EXERCISE PROMPT ::
The entries are to be returned exactly, with images left out.

==================================================

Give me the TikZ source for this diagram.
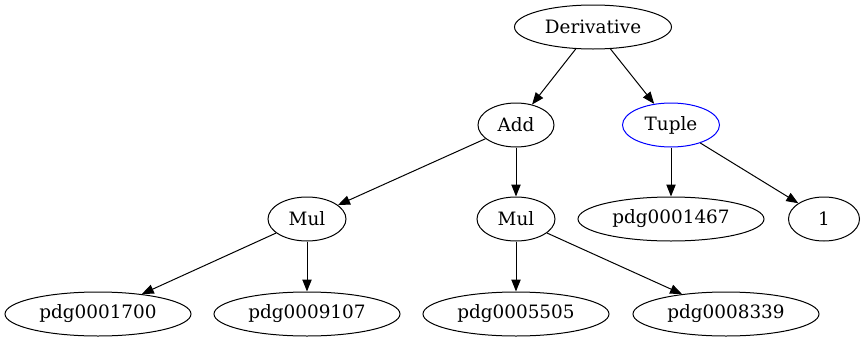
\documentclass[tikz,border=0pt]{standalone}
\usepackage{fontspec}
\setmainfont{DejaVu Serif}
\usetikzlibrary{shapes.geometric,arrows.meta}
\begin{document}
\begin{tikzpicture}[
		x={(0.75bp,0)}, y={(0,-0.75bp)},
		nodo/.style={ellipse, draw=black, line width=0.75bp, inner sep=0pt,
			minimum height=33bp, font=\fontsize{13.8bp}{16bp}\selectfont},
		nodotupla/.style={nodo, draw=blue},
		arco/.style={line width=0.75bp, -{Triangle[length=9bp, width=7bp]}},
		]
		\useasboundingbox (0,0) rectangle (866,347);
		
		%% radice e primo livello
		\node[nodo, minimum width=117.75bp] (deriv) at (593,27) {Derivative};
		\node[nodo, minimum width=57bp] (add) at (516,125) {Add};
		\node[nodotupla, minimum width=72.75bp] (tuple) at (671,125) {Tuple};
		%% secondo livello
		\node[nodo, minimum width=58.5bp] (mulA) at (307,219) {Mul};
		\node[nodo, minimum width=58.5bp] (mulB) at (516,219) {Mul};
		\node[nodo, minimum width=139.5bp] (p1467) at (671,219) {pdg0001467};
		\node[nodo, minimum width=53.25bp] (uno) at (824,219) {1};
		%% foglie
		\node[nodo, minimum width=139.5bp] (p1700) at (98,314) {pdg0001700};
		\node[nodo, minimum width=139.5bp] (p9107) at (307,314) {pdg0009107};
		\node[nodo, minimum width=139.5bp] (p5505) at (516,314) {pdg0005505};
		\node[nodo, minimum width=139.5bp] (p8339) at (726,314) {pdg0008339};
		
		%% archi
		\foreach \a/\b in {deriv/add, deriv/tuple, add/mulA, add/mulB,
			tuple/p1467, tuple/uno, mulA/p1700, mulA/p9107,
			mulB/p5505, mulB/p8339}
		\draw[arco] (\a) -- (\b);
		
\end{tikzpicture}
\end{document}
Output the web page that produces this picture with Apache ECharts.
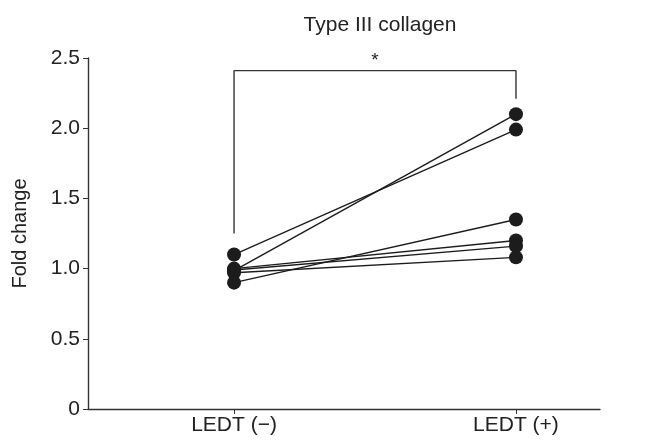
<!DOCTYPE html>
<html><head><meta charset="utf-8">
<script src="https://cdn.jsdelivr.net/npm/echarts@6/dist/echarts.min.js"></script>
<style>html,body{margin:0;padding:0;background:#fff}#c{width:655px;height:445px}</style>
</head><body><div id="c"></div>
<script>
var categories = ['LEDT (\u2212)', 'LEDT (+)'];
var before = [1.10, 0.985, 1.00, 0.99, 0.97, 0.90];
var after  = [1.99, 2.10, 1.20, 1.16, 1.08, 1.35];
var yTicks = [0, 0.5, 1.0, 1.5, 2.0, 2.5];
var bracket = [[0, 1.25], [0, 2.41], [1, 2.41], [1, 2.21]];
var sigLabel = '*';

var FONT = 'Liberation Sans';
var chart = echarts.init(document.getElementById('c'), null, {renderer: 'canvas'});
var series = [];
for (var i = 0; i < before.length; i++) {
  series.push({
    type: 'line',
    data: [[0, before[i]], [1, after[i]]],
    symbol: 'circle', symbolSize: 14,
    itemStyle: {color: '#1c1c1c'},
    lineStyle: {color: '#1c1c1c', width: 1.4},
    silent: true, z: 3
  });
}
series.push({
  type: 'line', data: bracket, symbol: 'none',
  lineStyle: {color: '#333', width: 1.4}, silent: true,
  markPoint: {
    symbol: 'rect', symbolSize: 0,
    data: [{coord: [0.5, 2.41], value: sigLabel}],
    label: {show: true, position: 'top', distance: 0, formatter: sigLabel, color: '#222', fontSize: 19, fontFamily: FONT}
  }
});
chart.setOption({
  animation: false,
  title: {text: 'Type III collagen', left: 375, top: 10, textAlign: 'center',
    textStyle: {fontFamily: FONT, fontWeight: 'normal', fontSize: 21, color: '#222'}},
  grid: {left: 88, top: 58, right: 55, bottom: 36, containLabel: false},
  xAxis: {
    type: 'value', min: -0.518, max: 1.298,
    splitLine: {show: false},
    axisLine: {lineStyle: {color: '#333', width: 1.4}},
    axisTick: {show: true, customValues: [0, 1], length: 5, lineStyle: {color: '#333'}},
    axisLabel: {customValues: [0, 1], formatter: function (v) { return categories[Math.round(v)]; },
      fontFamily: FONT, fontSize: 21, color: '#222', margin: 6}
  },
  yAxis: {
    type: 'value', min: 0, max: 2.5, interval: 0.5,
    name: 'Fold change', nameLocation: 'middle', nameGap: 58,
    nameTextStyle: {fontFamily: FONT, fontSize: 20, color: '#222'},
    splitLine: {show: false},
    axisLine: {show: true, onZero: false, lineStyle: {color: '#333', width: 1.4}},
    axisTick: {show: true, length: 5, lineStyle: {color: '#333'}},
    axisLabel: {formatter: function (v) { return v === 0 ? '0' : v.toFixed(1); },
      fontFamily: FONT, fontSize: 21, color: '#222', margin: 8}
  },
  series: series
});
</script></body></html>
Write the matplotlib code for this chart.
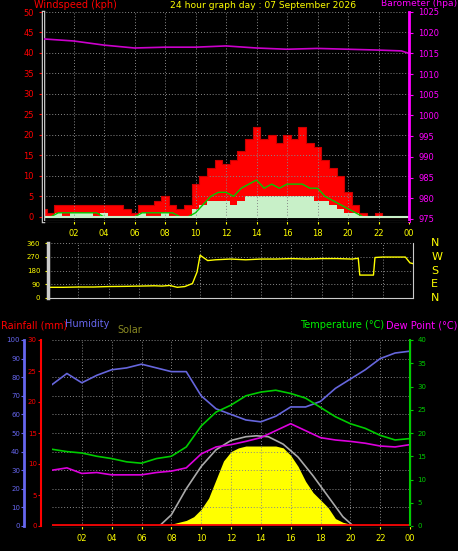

==================================================

ANSWER TO THIS PROBLEM ::
Give me the TikZ source for this diagram.
\documentclass[tikz,border=0pt]{standalone}
\usepackage{fontspec}
\setmainfont{DejaVu Serif}
\usetikzlibrary{shapes.geometric,arrows.meta}
\begin{document}
\begin{tikzpicture}[
		x={(0.75bp,0)}, y={(0,-0.75bp)},
		nodo/.style={ellipse, draw=black, line width=0.75bp, inner sep=0pt,
			minimum height=33bp, font=\fontsize{13.8bp}{16bp}\selectfont},
		nodotupla/.style={nodo, draw=blue},
		arco/.style={line width=0.75bp, -{Triangle[length=9bp, width=7bp]}},
		]
		\useasboundingbox (0,0) rectangle (866,347);
		
		%% radice e primo livello
		\node[nodo, minimum width=117.75bp] (deriv) at (593,27) {Derivative};
		\node[nodo, minimum width=57bp] (add) at (516,125) {Add};
		\node[nodotupla, minimum width=72.75bp] (tuple) at (671,125) {Tuple};
		%% secondo livello
		\node[nodo, minimum width=58.5bp] (mulA) at (307,219) {Mul};
		\node[nodo, minimum width=58.5bp] (mulB) at (516,219) {Mul};
		\node[nodo, minimum width=139.5bp] (p1467) at (671,219) {pdg0001467};
		\node[nodo, minimum width=53.25bp] (uno) at (824,219) {1};
		%% foglie
		\node[nodo, minimum width=139.5bp] (p1700) at (98,314) {pdg0001700};
		\node[nodo, minimum width=139.5bp] (p9107) at (307,314) {pdg0009107};
		\node[nodo, minimum width=139.5bp] (p5505) at (516,314) {pdg0005505};
		\node[nodo, minimum width=139.5bp] (p8339) at (726,314) {pdg0008339};
		
		%% archi
		\foreach \a/\b in {deriv/add, deriv/tuple, add/mulA, add/mulB,
			tuple/p1467, tuple/uno, mulA/p1700, mulA/p9107,
			mulB/p5505, mulB/p8339}
		\draw[arco] (\a) -- (\b);
		
\end{tikzpicture}
\end{document}
Output the web page that produces this picture with Apache ECharts.
<!DOCTYPE html>
<html><head><meta charset="utf-8">
<script src="https://cdn.jsdelivr.net/npm/echarts@6/dist/echarts.min.js"></script>
<style>html,body{margin:0;padding:0;background:#fff}#c{width:655px;height:445px}</style>
</head><body><div id="c"></div>
<script>
var categories = ['LEDT (\u2212)', 'LEDT (+)'];
var before = [1.10, 0.985, 1.00, 0.99, 0.97, 0.90];
var after  = [1.99, 2.10, 1.20, 1.16, 1.08, 1.35];
var yTicks = [0, 0.5, 1.0, 1.5, 2.0, 2.5];
var bracket = [[0, 1.25], [0, 2.41], [1, 2.41], [1, 2.21]];
var sigLabel = '*';

var FONT = 'Liberation Sans';
var chart = echarts.init(document.getElementById('c'), null, {renderer: 'canvas'});
var series = [];
for (var i = 0; i < before.length; i++) {
  series.push({
    type: 'line',
    data: [[0, before[i]], [1, after[i]]],
    symbol: 'circle', symbolSize: 14,
    itemStyle: {color: '#1c1c1c'},
    lineStyle: {color: '#1c1c1c', width: 1.4},
    silent: true, z: 3
  });
}
series.push({
  type: 'line', data: bracket, symbol: 'none',
  lineStyle: {color: '#333', width: 1.4}, silent: true,
  markPoint: {
    symbol: 'rect', symbolSize: 0,
    data: [{coord: [0.5, 2.41], value: sigLabel}],
    label: {show: true, position: 'top', distance: 0, formatter: sigLabel, color: '#222', fontSize: 19, fontFamily: FONT}
  }
});
chart.setOption({
  animation: false,
  title: {text: 'Type III collagen', left: 375, top: 10, textAlign: 'center',
    textStyle: {fontFamily: FONT, fontWeight: 'normal', fontSize: 21, color: '#222'}},
  grid: {left: 88, top: 58, right: 55, bottom: 36, containLabel: false},
  xAxis: {
    type: 'value', min: -0.518, max: 1.298,
    splitLine: {show: false},
    axisLine: {lineStyle: {color: '#333', width: 1.4}},
    axisTick: {show: true, customValues: [0, 1], length: 5, lineStyle: {color: '#333'}},
    axisLabel: {customValues: [0, 1], formatter: function (v) { return categories[Math.round(v)]; },
      fontFamily: FONT, fontSize: 21, color: '#222', margin: 6}
  },
  yAxis: {
    type: 'value', min: 0, max: 2.5, interval: 0.5,
    name: 'Fold change', nameLocation: 'middle', nameGap: 58,
    nameTextStyle: {fontFamily: FONT, fontSize: 20, color: '#222'},
    splitLine: {show: false},
    axisLine: {show: true, onZero: false, lineStyle: {color: '#333', width: 1.4}},
    axisTick: {show: true, length: 5, lineStyle: {color: '#333'}},
    axisLabel: {formatter: function (v) { return v === 0 ? '0' : v.toFixed(1); },
      fontFamily: FONT, fontSize: 21, color: '#222', margin: 8}
  },
  series: series
});
</script></body></html>
Write the matplotlib code for this chart.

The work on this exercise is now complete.